■ DATA LISTING:
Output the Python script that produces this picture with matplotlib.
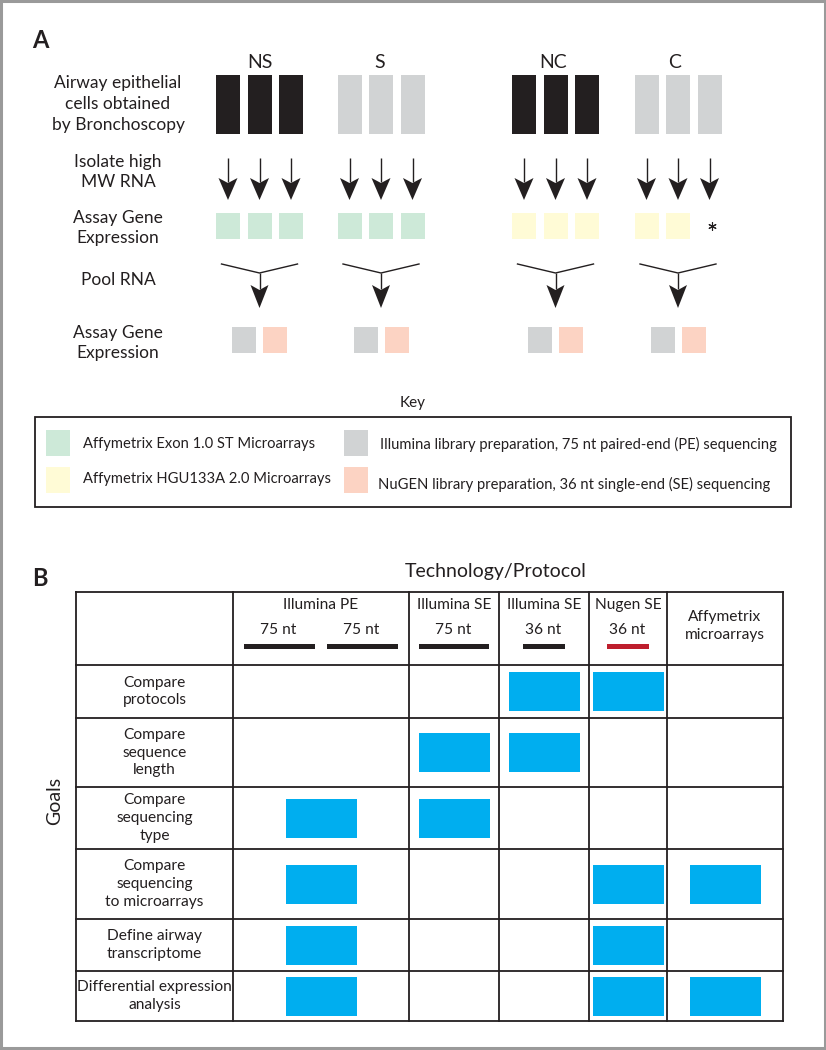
import matplotlib
matplotlib.use("Agg")
import matplotlib.pyplot as plt
from matplotlib.patches import Rectangle, Polygon

plt.rcParams['font.family'] = ['Lato', 'DejaVu Sans']

# ---- panel A data ----
groups = ["NS", "S", "NC", "C"]
group_shade = ["dark", "light", "dark", "light"]
group_array = ["exon", "exon", "hgu", "hgu"]
samples_assayed = [[1, 1, 1], [1, 1, 1], [1, 1, 1], [1, 1, 0]]
pooled_assays = ["illumina", "nugen"]

step_labels = ["Airway epithelial\ncells obtained\nby Bronchoscopy",
               "Isolate high\nMW RNA",
               "Assay Gene\nExpression",
               "Pool RNA",
               "Assay Gene\nExpression"]

key_items = ["exon", "hgu", "illumina", "nugen"]
key_labels = ["Affymetrix Exon 1.0 ST Microarrays",
              "Affymetrix HGU133A 2.0 Microarrays",
              "Illumina library preparation, 75 nt paired-end (PE) sequencing",
              "NuGEN library preparation, 36 nt single-end (SE) sequencing"]

# ---- panel B data ----
tech_names = ["Illumina PE", "Illumina SE", "Illumina SE", "Nugen SE",
              "Affymetrix\nmicroarrays"]
read_lengths = [[75, 75], [75], [36], [36], []]
read_colors = ["black", "black", "black", "red", None]
goals = ["Compare\nprotocols",
         "Compare\nsequence\nlength",
         "Compare\nsequencing\ntype",
         "Compare\nsequencing\nto microarrays",
         "Define airway\ntranscriptome",
         "Differential expression\nanalysis"]
goal_matrix = [[0, 0, 1, 1, 0],
               [0, 1, 1, 0, 0],
               [1, 1, 0, 0, 0],
               [1, 0, 0, 1, 1],
               [1, 0, 0, 1, 0],
               [1, 0, 0, 1, 1]]

# ---- styling ----
COL = {"dark": "#231f20", "light": "#d1d3d4", "exon": "#cde9d8",
       "hgu": "#fffbd6", "illumina": "#d1d3d4", "nugen": "#fcd3c3",
       "blue": "#00aeef", "black": "#231f20", "red": "#be1e2d"}
INK = "#231f20"

fig = plt.figure(figsize=(8.26, 10.5), dpi=100)
ax = fig.add_axes([0, 0, 1, 1])
ax.set_xlim(0, 826)
ax.set_ylim(1050, 0)
ax.axis("off")

# outer frame
ax.add_patch(Rectangle((1, 1), 824, 1047, fill=False, ec="#9a9a9a", lw=2.2))


def down_arrow(x, y0, tip, head_len, half_w, lw=1.0):
    base = tip - head_len
    ax.plot([x, x], [y0, base + 4], color=INK, lw=lw, solid_capstyle="butt")
    ax.add_patch(Polygon([[x, tip], [x - half_w, base], [x, base + 5],
                          [x + half_w, base]], closed=True, color=INK, lw=0))


# ---- panel A ----
ax.text(40, 41, "A", fontsize=17, fontweight="bold", ha="center", va="center",
        color=INK)

group_x = [259.5, 381, 555.5, 678]
label_x = [260, 380, 553, 675]
offs = [-31.5, 0, 31.5]

step_y = [104, 172, 228, 280, 343]
for lab, y in zip(step_labels, step_y):
    ax.text(118, y, lab, fontsize=12.5, ha="center", va="center",
            linespacing=1.38, color=INK)

for g, (name, shade, arr, done) in enumerate(zip(groups, group_shade,
                                                 group_array, samples_assayed)):
    cx = group_x[g]
    ax.text(label_x[g], 62, name, fontsize=14, ha="center", va="center",
            color=INK)
    for k, dx in enumerate(offs):
        x = cx + dx
        ax.add_patch(Rectangle((x - 12, 75), 24, 59, color=COL[shade], lw=0))
        down_arrow(x, 158, 200, 22, 9.5)
        if done[k]:
            ax.add_patch(Rectangle((x - 12, 213), 24, 26, color=COL[arr],
                                   lw=0))
        else:
            # sample not assayed
            ax.plot(x + 2, 226, marker=(6, 2, 0), ms=6, mew=0.8, color=INK)
    # pooling
    ax.plot([cx - 38, cx, cx + 38], [264, 273, 264], color=INK, lw=1.0)
    down_arrow(cx, 273, 308, 23, 9)
    for j, assay in enumerate(pooled_assays):
        x = cx - 15.5 + 31 * j
        ax.add_patch(Rectangle((x - 12, 327), 24, 26, color=COL[assay], lw=0))

# key
ax.text(413, 403, "Key", fontsize=11, ha="center", va="center", color=INK)
ax.add_patch(Rectangle((35, 417), 756, 90, fill=False, ec=INK, lw=1.3))
key_pos = [(46, 430, 83, 444), (46, 467, 83, 479),
           (344, 430, 380, 444), (344, 467, 378, 484)]
for item, lab, (sx, sy, tx, ty) in zip(key_items, key_labels, key_pos):
    ax.add_patch(Rectangle((sx, sy), 24, 26, color=COL[item], lw=0))
    ax.text(tx, ty, lab, fontsize=10.6, ha="left", va="center", color=INK)

# ---- panel B ----
ax.text(40, 578, "B", fontsize=17, fontweight="bold", ha="center",
        va="center", color=INK)
ax.text(496, 571, "Technology/Protocol", fontsize=14, ha="center",
        va="center", color=INK)
ax.text(55, 801, "Goals", fontsize=14, ha="center", va="center",
        rotation=90, color=INK)

col_edges = [76, 233, 409, 499, 589, 667, 783]
row_edges = [592, 665, 718, 787, 849, 919, 971, 1021]

for x in col_edges:
    ax.plot([x, x], [row_edges[0], row_edges[-1]], color=INK, lw=1.3)
for y in row_edges:
    ax.plot([col_edges[0], col_edges[-1]], [y, y], color=INK, lw=1.3)

col_c = [(a + b) / 2 for a, b in zip(col_edges[:-1], col_edges[1:])]
row_c = [(a + b) / 2 for a, b in zip(row_edges[:-1], row_edges[1:])]

# header
for j, (name, lens, rc) in enumerate(zip(tech_names, read_lengths,
                                         read_colors)):
    cx = col_c[j + 1]
    if not lens:
        ax.text(cx, 626, name, fontsize=11.2, ha="center", va="center",
                linespacing=1.35, color=INK)
        continue
    ax.text(cx, 605, name, fontsize=11.2, ha="center", va="center", color=INK)
    n = len(lens)
    for k, nt in enumerate(lens):
        bx = cx + (k - (n - 1) / 2) * 83
        w = 16 + 0.73 * nt
        ax.text(bx - 1, 630, f"{nt} nt", fontsize=11.2, ha="center",
                va="center", color=INK)
        ax.add_patch(Rectangle((bx - w / 2, 643.5), w, 5, color=COL[rc],
                               lw=0))

# goals rows
for i, (goal, flags) in enumerate(zip(goals, goal_matrix)):
    ax.text(col_c[0], row_c[i + 1], goal, fontsize=11.2, ha="center",
            va="center", linespacing=1.32, color=INK)
    for j, f in enumerate(flags):
        if f:
            ax.add_patch(Rectangle((col_c[j + 1] - 35.5, row_c[i + 1] - 19.5),
                                   71, 39, color=COL["blue"], lw=0))

fig.savefig("out.png", dpi=100)
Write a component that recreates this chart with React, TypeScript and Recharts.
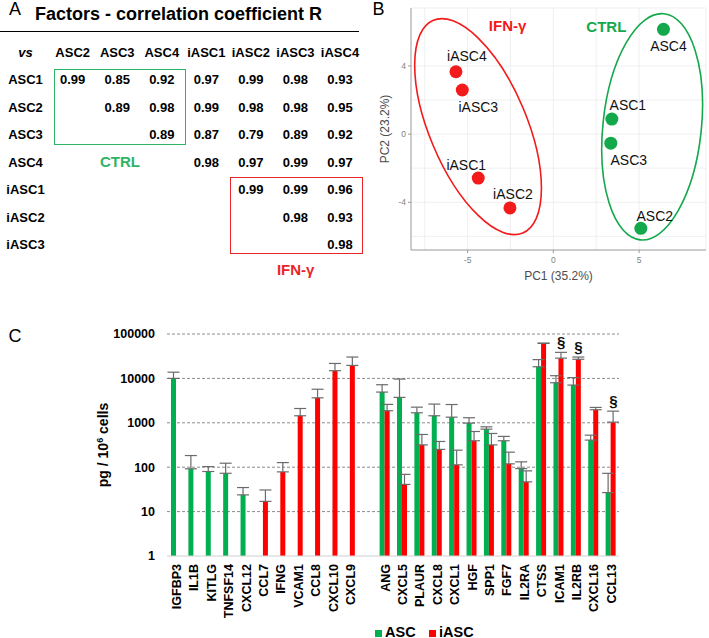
import React from 'react';
import {
    ComposedChart, Bar, ErrorBar, XAxis, YAxis, CartesianGrid, Scatter, ScatterChart,
} from 'recharts';

const FONT = '"Liberation Sans", Arial, Helvetica, sans-serif';
const GREEN = '#00b050';
const RED = '#ff0000';
const PCA_GREEN = '#14a84c';
const PCA_RED = '#f21a1a';

// ---------- A: factor correlation table ----------
const corrCols = ['ASC2', 'ASC3', 'ASC4', 'iASC1', 'iASC2', 'iASC3', 'iASC4'];
const corrRows = ['ASC1', 'ASC2', 'ASC3', 'ASC4', 'iASC1', 'iASC2', 'iASC3'];
const corrValues = [
    ['0.99', '0.85', '0.92', '0.97', '0.99', '0.98', '0.93'],
    ['', '0.89', '0.98', '0.99', '0.98', '0.98', '0.95'],
    ['', '', '0.89', '0.87', '0.79', '0.89', '0.92'],
    ['', '', '', '0.98', '0.97', '0.99', '0.97'],
    ['', '', '', '', '0.99', '0.99', '0.96'],
    ['', '', '', '', '', '0.98', '0.93'],
    ['', '', '', '', '', '', '0.98'],
];

// ---------- B: PCA ----------
const ascSamples = ['ASC1', 'ASC2', 'ASC3', 'ASC4'];
const ascPC1 = [3.41, 5.10, 3.35, 6.42];
const ascPC2 = [0.88, -5.53, -0.53, 6.15];
const iascSamples = ['iASC1', 'iASC2', 'iASC3', 'iASC4'];
const iascPC1 = [-4.38, -2.53, -5.31, -5.68];
const iascPC2 = [-2.58, -4.33, 2.59, 3.66];

// group ellipses: centre, semi axes (PC units), tilt (deg)
const groupNames = ['IFN-γ', 'CTRL'];
const groupCentrePC1 = [-4.39, 5.76];
const groupCentrePC2 = [0.44, 0.43];
const groupMajor = [6.77, 6.67];
const groupMinor = [2.84, 2.87];
const groupTilt = [-22.8, 6];
const groupLabelPC1 = [-2.67, 3.09];
const groupLabelPC2 = [6.05, 6.02];

// ---------- C: secreted factors ----------
const factors = ['IGFBP3', 'IL1B', 'KITLG', 'TNFSF14', 'CXCL12', 'CCL7', 'IFNG', 'VCAM1', 'CCL8', 'CXCL10', 'CXCL9', '',
    'ANG', 'CXCL5', 'PLAUR', 'CXCL8', 'CXCL1', 'HGF', 'SPP1', 'FGF7', 'IL2RA', 'CTSS', 'ICAM1', 'IL2RB', 'CXCL16', 'CCL13'];
const ascLevels = [10000, 92, 80, 73, 23.8, null, null, null, null, null, null, null,
    4920, 3730, 1680, 1440, 1340, 985, 720, 394, 93, 18300, 7990, 7070, 408, 26.8];
const ascErrors = [3800, 91, 23, 50, 11, null, null, null, null, null, null, null,
    2280, 5930, 570, 1200, 1240, 315, 92, 100, 39, 8200, 3510, 3330, 119, 46];
const iascLevels = [null, null, null, null, null, 17, 78.5, 1440, 3650, 14900, 19600, null,
    1870, 41, 318, 252, 113, 394, 318, 119, 46.7, 61500, 28600, 27000, 1970, 1035];
const iascErrors = [null, null, null, null, null, 13.7, 48.5, 660, 2050, 6800, 10700, null,
    730, 28, 228, 128, 129, 243, 257, 99, 36, 800, 10000, 3300, 250, 795];
const flagged = ['ICAM1', 'IL2RB', 'CCL13'];
const logTicks = [1, 10, 100, 1000, 10000, 100000];

// label placement next to each PCA point (px, style only)
const labelOffsets: Record<string, [number, number]> = {
    iASC4: [11, -16], iASC3: [16, 17], iASC1: [-12, -13], iASC2: [3, -14],
    ASC4: [5, 17], ASC1: [16, -14], ASC3: [18, 17], ASC2: [14, -12],
};
const groupColors: Record<string, string> = { 'IFN-γ': PCA_RED, CTRL: PCA_GREEN };

const PC1_DOMAIN = [-8.3, 8.9];
const PC2_DOMAIN = [-6.8, 7.4];
const PCA_W = 349, PCA_H = 300;
const PCA_MARGIN = { top: 8, right: 3, bottom: 0, left: 0 };
const PCA_YW = 51, PCA_XH = 50;
const PX_PC1 = (PCA_W - PCA_YW - PCA_MARGIN.right) / (PC1_DOMAIN[1] - PC1_DOMAIN[0]);
const PX_PC2 = (PCA_H - PCA_MARGIN.top - PCA_XH) / (PC2_DOMAIN[1] - PC2_DOMAIN[0]);

const ascPoints = ascSamples.map((name, i) => ({ name, x: ascPC1[i], y: ascPC2[i] }));
const iascPoints = iascSamples.map((name, i) => ({ name, x: iascPC1[i], y: iascPC2[i] }));
const ellipses = groupNames.map((name, i) => ({
    name, x: groupCentrePC1[i], y: groupCentrePC2[i], a: groupMajor[i], b: groupMinor[i], tilt: groupTilt[i],
}));
const groupLabels = groupNames.map((name, i) => ({ name, x: groupLabelPC1[i], y: groupLabelPC2[i] }));

const rows = factors.map((name, i) => ({
    name,
    asc: ascLevels[i],
    ascErr: ascErrors[i] == null ? null : [0, ascErrors[i]],
    iasc: iascLevels[i],
    iascErr: iascErrors[i] == null ? null : [0, iascErrors[i]],
    sig: flagged.includes(name) ? (iascLevels[i] as number) + (iascErrors[i] as number) : null,
}));

const pointShape = (color: string) => (props: any) => {
    const { cx, cy, payload } = props;
    const [dx, dy] = labelOffsets[payload.name] || [0, -14];
    return (
        <g>
            <circle cx={cx} cy={cy} r={6.5} fill={color} />
            <text x={cx + dx} y={cy + dy} dy="0.35em" textAnchor="middle" fontSize={14} fill="#111" fontFamily={FONT}>
                {payload.name}
            </text>
        </g>
    );
};

const ellipseShape = (props: any) => {
    const { cx, cy, payload } = props;
    return (
        <ellipse cx={cx} cy={cy} rx={payload.b * PX_PC1} ry={payload.a * PX_PC2}
            transform={`rotate(${payload.tilt} ${cx} ${cy})`}
            fill="none" stroke={groupColors[payload.name]} strokeWidth={1.6} />
    );
};

const groupLabelShape = (props: any) => {
    const { cx, cy, payload } = props;
    return (
        <text x={cx} y={cy} textAnchor="middle" fontSize={15} fontWeight="bold"
            fill={groupColors[payload.name]} fontFamily={FONT}>{payload.name}</text>
    );
};

const sigShape = (props: any) => {
    const { cx, cy, payload } = props;
    if (payload.sig == null || cy == null || isNaN(cy)) return <g />;
    return (
        <text x={cx + 3} y={cy - 5} textAnchor="middle" fontSize={15} fontWeight="bold" fill="#111" fontFamily={FONT}>§</text>
    );
};

const FactorTick = (props: any) => {
    const { x, y, payload } = props;
    return (
        <text x={x + 1} y={y} transform={`rotate(-90 ${x + 1} ${y})`} textAnchor="end" dy="0.35em"
            fontSize={12.5} fontWeight="bold" fill="#000" fontFamily={FONT}>{payload.value}</text>
    );
};

const PgLabel = (props: any) => {
    const { viewBox } = props;
    const cx = viewBox.x + 103;
    const cy = viewBox.y + viewBox.height / 2;
    return (
        <text x={cx} y={cy} transform={`rotate(-90 ${cx} ${cy})`} textAnchor="middle" dy="0.35em"
            fontSize={14} fontWeight="bold" fill="#000" fontFamily={FONT}>
            pg / 10<tspan dy="-5" fontSize={9}>6</tspan><tspan dy="5"> cells</tspan>
        </text>
    );
};

const Pc2Label = (props: any) => {
    const { viewBox } = props;
    const cx = viewBox.x + 25;
    const cy = viewBox.y + viewBox.height / 2;
    return (
        <text x={cx} y={cy} transform={`rotate(-90 ${cx} ${cy})`} textAnchor="middle" dy="0.35em"
            fontSize={12} fill="#4d4d4d" fontFamily={FONT}>PC2 (23.2%)</text>
    );
};

const T = ({ x, y, children, style }: any) => (
    <div style={{
        position: 'absolute', left: x, top: y, transform: 'translate(-50%, -50%)',
        lineHeight: 1, whiteSpace: 'nowrap', ...style,
    }}>{children}</div>
);

export default function App() {
    const cell = { fontSize: 13, fontWeight: 'bold' as const };
    const colX = (i: number) => 72.7 + i * 44.55;
    const rowY = (i: number) => 79.3 + i * 27.45;
    const legendText = { position: 'absolute' as const, top: 625.5, fontSize: 14.5, fontWeight: 'bold' as const, lineHeight: '12px' };

    return (
        <div style={{ position: 'absolute', left: 0, top: 0, width: 709, height: 638, background: '#fff', fontFamily: FONT, color: '#000' }}>

            {/* A: correlation table */}
            <T x={15} y={8.5} style={{ fontSize: 18 }}>A</T>
            <div style={{ position: 'absolute', left: 35, top: 5, fontSize: 18, fontWeight: 'bold', lineHeight: 1, whiteSpace: 'nowrap' }}>
                Factors - correlation coefficient R
            </div>
            <div style={{ position: 'absolute', left: 0, top: 31, width: 359, height: 1.3, background: '#000' }} />
            <T x={25.5} y={51.7} style={{ ...cell, fontStyle: 'italic' }}>vs</T>
            {corrCols.map((c, i) => <T key={c} x={colX(i)} y={51.7} style={cell}>{c}</T>)}
            {corrRows.map((r, j) => (
                <React.Fragment key={r}>
                    <T x={25.5} y={rowY(j)} style={cell}>{r}</T>
                    {corrValues[j].map((v, i) => v ? <T key={i} x={colX(i)} y={rowY(j)} style={cell}>{v}</T> : null)}
                </React.Fragment>
            ))}
            <div style={{ position: 'absolute', left: 54, top: 69, width: 132, height: 76, border: '1.5px solid #2db466', boxSizing: 'border-box' }} />
            <T x={120} y={161} style={{ fontSize: 15, fontWeight: 'bold', color: '#2db466' }}>CTRL</T>
            <div style={{ position: 'absolute', left: 230, top: 177, width: 133, height: 77, border: '1.5px solid #e8262a', boxSizing: 'border-box' }} />
            <T x={295.7} y={268.5} style={{ fontSize: 15, fontWeight: 'bold', color: '#e8262a' }}>IFN-γ</T>

            {/* B: PCA */}
            <T x={378.5} y={8.5} style={{ fontSize: 18 }}>B</T>
            <div style={{ position: 'absolute', left: 360, top: 0 }}>
                <ScatterChart width={PCA_W} height={PCA_H} margin={PCA_MARGIN}>
                    <CartesianGrid stroke="#ebebeb" strokeWidth={0.8}
                        verticalValues={[-7.5, -5, -2.5, 0, 2.5, 5, 7.5, 8.9]}
                        horizontalValues={[-6, -4, -2, 0, 2, 4, 6, 7.4]} />
                    <XAxis type="number" dataKey="x" domain={PC1_DOMAIN} ticks={[-5, 0, 5]} allowDataOverflow
                        height={PCA_XH} tickSize={3} tickMargin={4} stroke="#999"
                        tick={{ fontSize: 8.5, fill: '#7f7f7f', fontFamily: FONT }}
                        label={{ value: 'PC1 (35.2%)', position: 'insideBottom', offset: 20, fontSize: 12, fill: '#4d4d4d', fontFamily: FONT }} />
                    <YAxis type="number" dataKey="y" domain={PC2_DOMAIN} ticks={[-4, 0, 4]} allowDataOverflow
                        width={PCA_YW} tickSize={3} tickMargin={2} stroke="#999"
                        tick={{ fontSize: 8.5, fill: '#7f7f7f', fontFamily: FONT }}
                        label={{ content: Pc2Label }} />
                    <Scatter data={ellipses} shape={ellipseShape} isAnimationActive={false} />
                    <Scatter data={groupLabels} shape={groupLabelShape} isAnimationActive={false} />
                    <Scatter data={iascPoints} shape={pointShape(PCA_RED)} isAnimationActive={false} />
                    <Scatter data={ascPoints} shape={pointShape(PCA_GREEN)} isAnimationActive={false} />
                </ScatterChart>
            </div>

            {/* C: secreted factors */}
            <T x={15} y={336} style={{ fontSize: 18 }}>C</T>
            <div style={{ position: 'absolute', left: 0, top: 300 }}>
                <ComposedChart width={709} height={338} data={rows} barGap={0}
                    margin={{ top: 34, right: 90, bottom: 0, left: 0 }}>
                    <CartesianGrid vertical={false} stroke="#8c8c8c" strokeDasharray="3 2"
                        horizontalValues={[10, 100, 1000, 10000, 100000]} />
                    <XAxis dataKey="name" interval={0} height={82} tickLine={false}
                        axisLine={{ stroke: '#d0d0d0' }} tick={<FactorTick />} />
                    <YAxis scale="log" domain={[1, 100000]} ticks={logTicks} allowDataOverflow width={167}
                        axisLine={false} tickLine={false} tickSize={6} tickMargin={6}
                        tickFormatter={(v: number) => String(v)}
                        tick={{ fontSize: 12.5, fontWeight: 'bold', fill: '#000', fontFamily: FONT }}
                        label={{ content: PgLabel }} />
                    <Bar dataKey="asc" fill={GREEN} barSize={5} isAnimationActive={false}>
                        <ErrorBar dataKey="ascErr" width={6} stroke="#6b6b6b" strokeWidth={1.2} isAnimationActive={false} />
                    </Bar>
                    <Bar dataKey="iasc" fill={RED} barSize={5} isAnimationActive={false}>
                        <ErrorBar dataKey="iascErr" width={6} stroke="#6b6b6b" strokeWidth={1.2} isAnimationActive={false} />
                    </Bar>
                    <Scatter dataKey="sig" shape={sigShape} isAnimationActive={false} />
                </ComposedChart>
            </div>

            {/* legend */}
            <div style={{ position: 'absolute', left: 375, top: 630, width: 7, height: 7, background: GREEN }} />
            <div style={{ ...legendText, left: 385 }}>ASC</div>
            <div style={{ position: 'absolute', left: 428.5, top: 630, width: 7, height: 7, background: RED }} />
            <div style={{ ...legendText, left: 439 }}>iASC</div>
        </div>
    );
}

■ SHORT EXERCISE: Write out an exact copy of the listing, first line through the line containing "plt.rcParams['font.family'] = ['Lato', 'DejaVu", with the pictures left out.

■ OUTPUT BELOW:
Output the Python script that produces this picture with matplotlib.
import matplotlib
matplotlib.use("Agg")
import matplotlib.pyplot as plt
from matplotlib.patches import Rectangle, Polygon

plt.rcParams['font.family'] = ['Lato', 'DejaVu Sans']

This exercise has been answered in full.